[Source code of charts]

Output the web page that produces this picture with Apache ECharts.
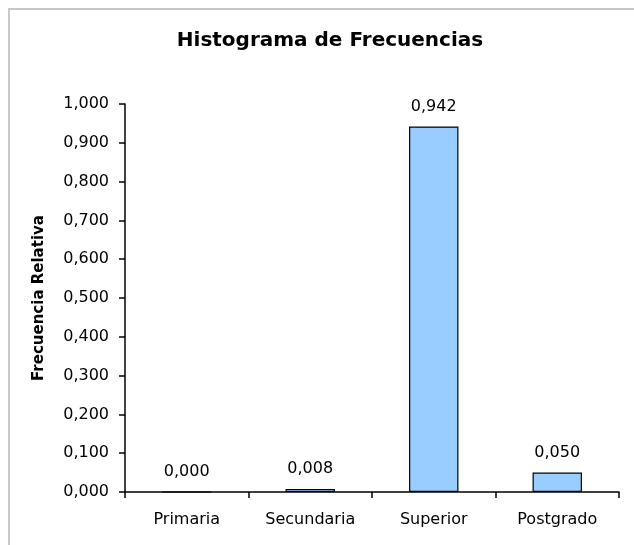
<!DOCTYPE html>
<html>
<head>
<meta charset="utf-8">
<script src="https://cdn.jsdelivr.net/npm/echarts@6/dist/echarts.min.js"></script>
<style>
  html, body { margin: 0; padding: 0; background: #fff; }
  #main { width: 634px; height: 545px; }
</style>
</head>
<body>
<div id="main"></div>
<script>
// datos del histograma
const categorias = ['Primaria', 'Secundaria', 'Superior', 'Postgrado']
const frecuenciaRelativa = [0.000, 0.008, 0.942, 0.050]
const tituloGrafico = 'Histograma de Frecuencias'
const tituloEjeY = 'Frecuencia Relativa'

// 0.1 -> "0,100"
const fmt = v => v.toFixed(3).replace('.', ',')

let chart = echarts.init(document.getElementById('main'))

let option = {
  animation: false,
  backgroundColor: '#fff',
  textStyle: { fontFamily: 'DejaVu Sans' },
  graphic: [
    {
      type: 'rect',
      shape: { x: 9, y: 9, width: 700, height: 600 },
      style: { fill: 'none', stroke: '#c8c8c8', lineWidth: 2 },
      silent: true
    }
  ],
  title: {
    text: tituloGrafico,
    left: 325,
    textAlign: 'center',
    top: 26,
    textStyle: { fontFamily: 'DejaVu Sans', fontWeight: 'bold', fontSize: 20, color: '#000' }
  },
  grid: { left: 125, right: 15, top: 104, bottom: 53 },
  xAxis: {
    type: 'category',
    data: categorias,
    axisLine: { lineStyle: { color: '#000', width: 1.5 } },
    axisTick: { show: true, length: 6, lineStyle: { color: '#000', width: 1.5 } },
    axisLabel: { color: '#000', fontSize: 16, margin: 20, interval: 0 }
  },
  yAxis: {
    type: 'value',
    min: 0,
    max: 1,
    interval: 0.1,
    name: tituloEjeY,
    nameLocation: 'middle',
    nameRotate: 90,
    nameGap: 78,
    nameTextStyle: { fontFamily: 'DejaVu Sans', fontWeight: 'bold', fontSize: 15, color: '#000' },
    splitLine: { show: false },
    axisLine: { show: true, lineStyle: { color: '#000', width: 1.5 } },
    axisTick: { show: true, length: 6, lineStyle: { color: '#000', width: 1.5 } },
    axisLabel: { color: '#000', fontSize: 16, margin: 16, formatter: fmt }
  },
  series: [
    {
      type: 'bar',
      data: frecuenciaRelativa,
      barCategoryGap: '60%',
      itemStyle: { color: '#99ccff', borderColor: '#000', borderWidth: 1.2 },
      label: {
        show: true,
        position: 'top',
        distance: 12,
        color: '#000',
        fontSize: 16,
        formatter: p => fmt(p.value)
      }
    }
  ]
}

chart.setOption(option)
</script>
</body>
</html>
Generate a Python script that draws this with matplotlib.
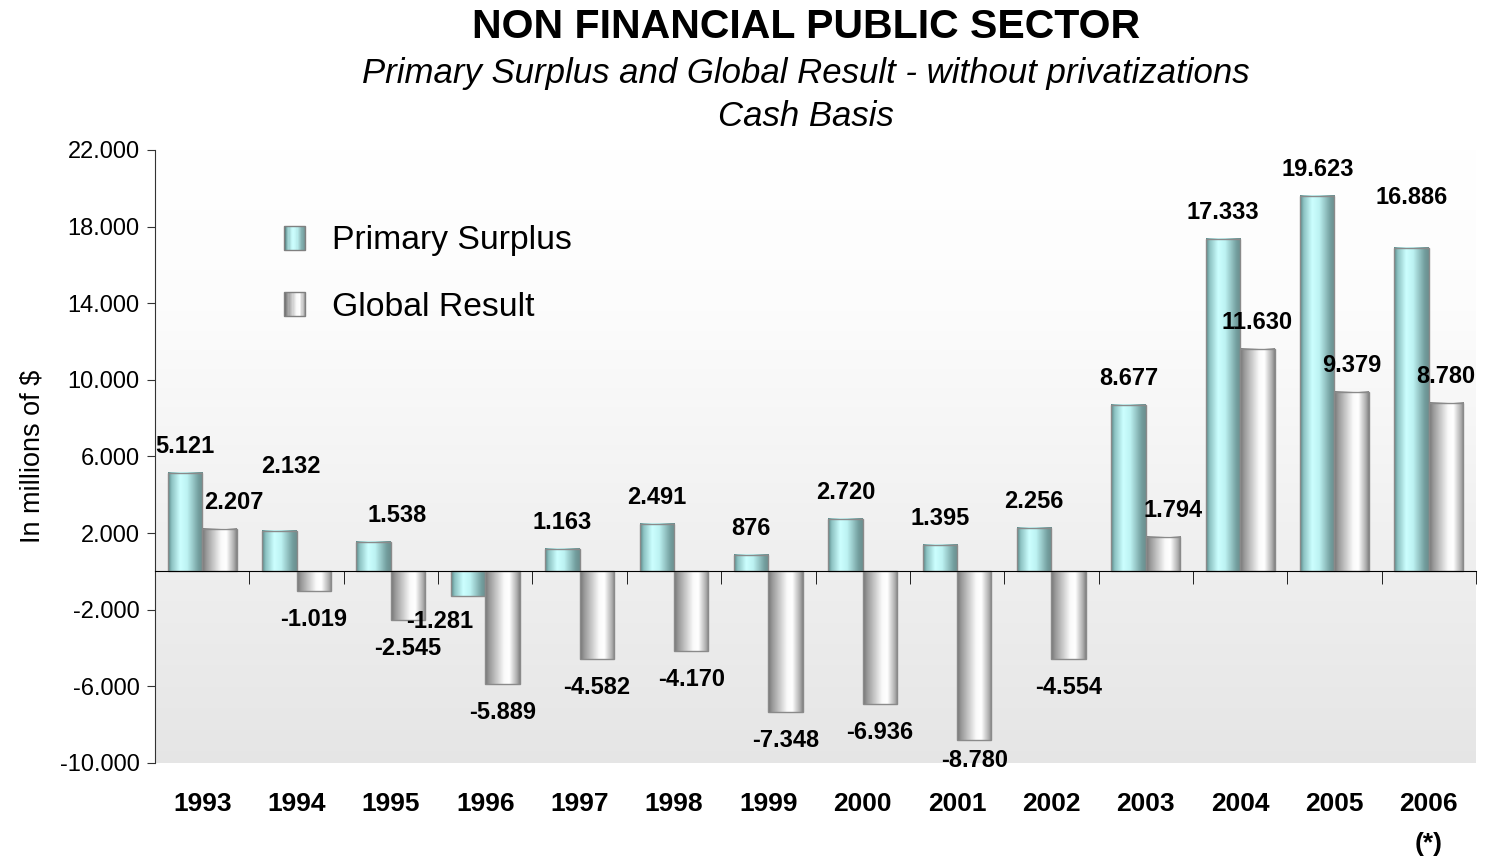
import numpy as np
import matplotlib.pyplot as plt
from matplotlib.patches import Rectangle
from matplotlib.legend_handler import HandlerBase
from matplotlib.ticker import FuncFormatter

plt.rcParams['font.family'] = ['Liberation Sans', 'DejaVu Sans']

# Non financial public sector results, millions of $
years = ['1993', '1994', '1995', '1996', '1997', '1998', '1999',
         '2000', '2001', '2002', '2003', '2004', '2005', '2006\n(*)']
primary_surplus = [5121, 2132, 1538, -1281, 1163, 2491, 876,
                   2720, 1395, 2256, 8677, 17333, 19623, 16886]
global_result = [2207, -1019, -2545, -5889, -4582, -4170, -7348,
                 -6936, -8780, -4554, 1794, 11630, 9379, 8780]
series_names = ['Primary Surplus', 'Global Result']


def fmt(v):
    return f"{v:,.0f}".replace(',', '.')


def gradient(stops, n=64):
    # horizontal colour ramp used to give the bars a cylinder look
    pos = [s[0] for s in stops]
    x = np.linspace(0, 1, n)
    rgb = np.stack([np.interp(x, pos, [s[1][k] for s in stops]) for k in range(3)], axis=-1)
    return rgb[np.newaxis, :, :]


cyan_grad = gradient([
    (0.00, (0.36, 0.54, 0.54)),
    (0.10, (0.55, 0.76, 0.76)),
    (0.35, (0.80, 1.00, 1.00)),
    (0.55, (0.74, 0.95, 0.95)),
    (0.88, (0.45, 0.62, 0.62)),
    (1.00, (0.42, 0.56, 0.56)),
])
gray_grad = gradient([
    (0.00, (0.46, 0.46, 0.46)),
    (0.12, (0.60, 0.60, 0.60)),
    (0.55, (0.98, 0.98, 0.98)),
    (0.70, (1.00, 1.00, 1.00)),
    (0.92, (0.68, 0.68, 0.68)),
    (1.00, (0.52, 0.52, 0.52)),
])


class GradientSquare(HandlerBase):
    def __init__(self, grad):
        super().__init__()
        self.grad = grad

    def create_artists(self, legend, orig_handle, xdescent, ydescent,
                       width, height, fontsize, trans):
        cols = self.grad[0, ::4]
        n = len(cols)
        arts = []
        for k, c in enumerate(cols):
            arts.append(Rectangle((-xdescent + width * k / n, -ydescent), width / n, height,
                                  facecolor=c, edgecolor=c, lw=0.4, transform=trans))
        arts.append(Rectangle((-xdescent, -ydescent), width, height, facecolor='none',
                              edgecolor='#808080', lw=1, transform=trans))
        return arts


fig = plt.figure(figsize=(14.95, 8.6), dpi=100)
ax = fig.add_axes([0.1037, 0.1128, 0.8836, 0.7128])

x = np.arange(len(years))
w = 0.365
ylo, yhi = -10000, 22000

# background: white at the top fading to light gray
yy = np.linspace(yhi, ylo, 300)
shade = np.interp(yy, [ylo, 0, 14000, yhi], [0.90, 0.935, 0.99, 1.0])
bg = np.repeat(shade[:, None, None], 3, axis=2)
ax.imshow(bg, extent=(-0.5, len(years) - 0.5, ylo, yhi), aspect='auto', zorder=0)

bars_p = ax.bar(x - w / 2, primary_surplus, width=w, facecolor='none',
                edgecolor='#8a8a8a', lw=1, zorder=3)
bars_g = ax.bar(x + w / 2, global_result, width=w, facecolor='none',
                edgecolor='#8a8a8a', lw=1, zorder=3)
for bars, grad in ((bars_p, cyan_grad), (bars_g, gray_grad)):
    for r in bars:
        x0, y0 = r.get_x(), r.get_y()
        ax.imshow(grad, extent=(x0, x0 + r.get_width(), y0, y0 + r.get_height()),
                  aspect='auto', interpolation='bilinear', zorder=2)

# value labels, a few shifted a bit to avoid collisions
label_nudge = {('p', 1): (12, 38), ('p', 2): (23, 0), ('p', 3): (-28, 3),
               ('p', 13): (0, 24), ('g', 0): (14, 0), ('g', 10): (10, 0),
               ('g', 8): (0, 8)}
for key, bars, vals in (('p', bars_p, primary_surplus), ('g', bars_g, global_result)):
    for i, (r, v) in enumerate(zip(bars, vals)):
        dx, dy = label_nudge.get((key, i), (0, 0))
        base = 20 if v > 0 else -35
        ax.annotate(fmt(v), xy=(r.get_x() + r.get_width() / 2, v),
                    xytext=(dx, base + dy), textcoords='offset pixels',
                    ha='center', va='baseline', fontsize=17, fontweight='bold', zorder=4)

ax.set_xlim(-0.5, len(years) - 0.5)
ax.set_ylim(ylo, yhi)
ax.set_yticks([-10000, -6000, -2000, 2000, 6000, 10000, 14000, 18000, 22000])
ax.yaxis.set_major_formatter(FuncFormatter(lambda v, _: fmt(v)))
ax.tick_params(axis='y', length=6, labelsize=17, color='#333333', pad=5)

ax.spines['top'].set_visible(False)
ax.spines['right'].set_visible(False)
ax.spines['left'].set_color('#333333')
ax.spines['bottom'].set_position(('data', 0))
ax.spines['bottom'].set_color('black')
ax.spines['bottom'].set_zorder(5)

ax.set_xticks(x)
ax.set_xticks(np.arange(-0.5, len(years)), minor=True)
ax.tick_params(axis='x', which='major', length=0, labelbottom=False)
ax.tick_params(axis='x', which='minor', length=9, direction='out', color='black')

for i, yr in enumerate(years):
    ax.text(i, -0.048, yr, transform=ax.get_xaxis_transform(), ha='center', va='top',
            fontsize=19, fontweight='bold', linespacing=1.8)

ax.set_ylabel('In millions of $', fontsize=19.5, labelpad=10)

h1, h2 = Rectangle((0, 0), 1, 1), Rectangle((0, 0), 1, 1)
ax.legend([h1, h2], series_names,
          handler_map={h1: GradientSquare(cyan_grad), h2: GradientSquare(gray_grad)},
          loc='upper left', bbox_to_anchor=(0.098, 0.877), frameon=False, fontsize=24.3,
          handlelength=0.62, handleheight=0.72, handletextpad=0.8, labelspacing=1.05,
          borderpad=0, borderaxespad=0)

fig.text(0.539, 1 - 27 / 860, 'NON FINANCIAL PUBLIC SECTOR', ha='center', va='center',
         fontsize=29.5, fontweight='bold')
fig.text(0.539, 1 - 73 / 860, 'Primary Surplus and Global Result - without privatizations',
         ha='center', va='center', fontsize=25, style='italic')
fig.text(0.539, 1 - 116 / 860, 'Cash Basis', ha='center', va='center',
         fontsize=25, style='italic')

fig.savefig('out.png', dpi=100)
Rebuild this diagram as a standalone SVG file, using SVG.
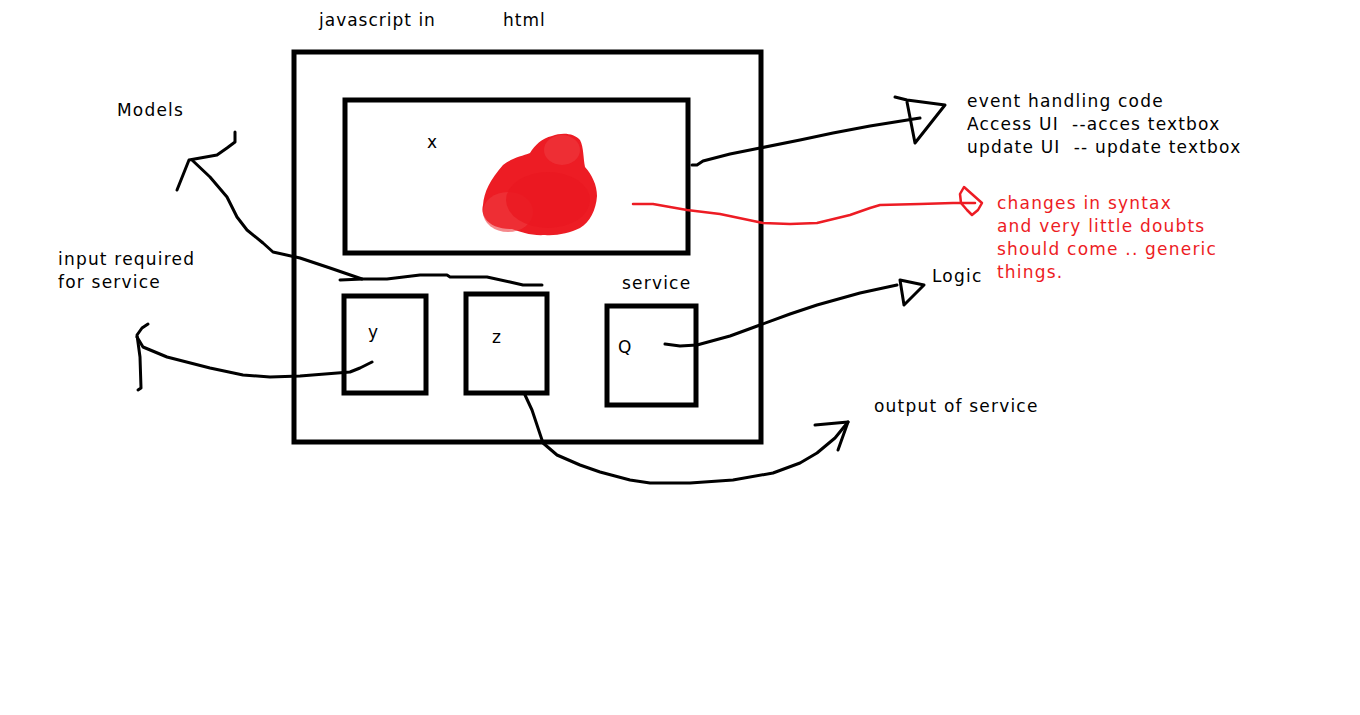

**WHAT TO PRODUCE:** Copy each line of the listing that contains the string "this".

**EXERCISE SOLUTION:**
Output the web page that produces this picture with Apache ECharts.
Generate a Python script that draws this with matplotlib.
Rebuild this diagram as a standalone SVG file, using SVG.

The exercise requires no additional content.